Monday, December 06, 2004

Short shift on the desk today, but a few interesting things came up:
  • What database indexes Choice reviews from the 1970s or 1980s? (This is interesting, because a search in Library Literature on articles from Choice only finds fifty-odd hits. What's going on here? We ended up using Book Review Index.)
  • How do I find old UO yearbooks?
  • Where can I get hold of a copy of the Adoption and Safe Families Act of 1997?
  • Where can I find information about Native Americans and the environment? (After further questioning: where can I find information about the conflict between Native Americans and the federal parks system over land tenure in Hell's Canyon, Oregon?)*
  • Where can I find information about sexuality and morality? (Asked by a creative writing student researching the relationship between these two concepts to inform his own writing.)

* This one's interesting to me because it's almost an exact reiteration of a question I made up to use as an example for a presentation on diversity-based research at the 2004 Oregon Library Association conference. Relevance! Yay!

Thursday, December 02, 2004

Reference questions of the day:
  • How do I find these articles I'm looking for in Psychological Science, from 1999 and 1998?
  • Is the expression "call the shots" a popular idiom, and if so, is it polite, and also, what does it mean? (Asked by an ESL student.)
  • How can I find a reference book on the Bill of Rights?
  • Where can I find the New Grove Dictionary of Music and Musicians? (Take note, Leslie, if you're reading this: they use it!)

There's an interesting blog entry on libraries and the homeless here, in Library Dust. We see some homeless and/or itinerant users here in our library, because we allow community members to borrow books for virtually no cost, and because we're right in the middle of town. Still, it's nothing like the situation in major urban systems. When I worked in the Vancouver Public Library, the main downtown branch, I got more of a sense of how homeless person v. library plays out on a daily basis.

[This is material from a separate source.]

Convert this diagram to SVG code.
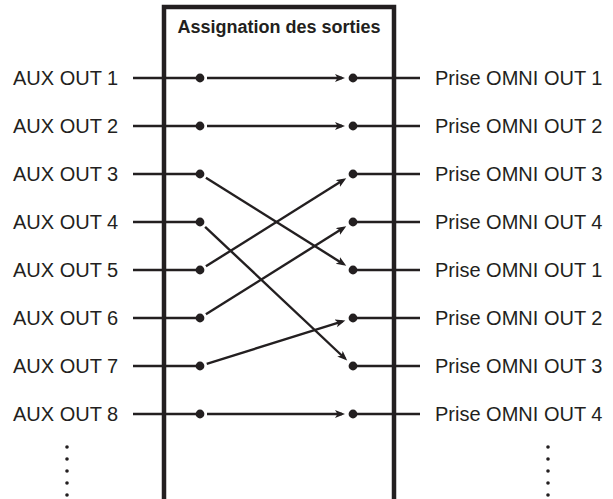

It's a major drag to think of banning people from the library because of how they look or smell, or because of how many possessions they're carrying with them. But on the other hand, Nancy Pearl and Michael McGrorty make some good points about what libraries are intended to do, and what happens when their services are stretched beyond those intentions. Essentially, what we need is a more civil and humane society, the sort of society that spawns things like the Housing Works Used Book Cafe like mushrooms after rain. And not just from the mushroom level up, either. We need a society where the government funds this sort of thing, where there's a general political will to get rid of poverty and treat illness and care for each other, instead of trying to legislate each other out of the stacks. But that's just me, and I'm hopelessly Canadian.

Wednesday, December 01, 2004

Questions of the day:
  • Where can I find a history of the word "occult," to see whether it had any associations with Catholicism circa 1901?
  • Where can I find a history of the word "chill," as it was used in place of the contraction "I'll"?
  • Where can I find articles that talk about the size of companies' board of directors relative to their earnings or profits?
  • Where can I find books that discuss extinction theories of the dinosaurs?
  • Can you point me to a source that will give me information about various drugs, i.e., lidocaine?
  • Where can I find information about my first cousin four times removed, who died in Coos County in 1908, and who was written about in Covered Wagon Women, published by Bison Press?
  • Where can I find case studies about teenage sex?
  • I returned a book a week ago about child development, which was in the RJs and had a black binding--how can I find it again if I don't remember anything else about it?

Interesting: two OED questions, one right after the other, unrelated. Some days are like that.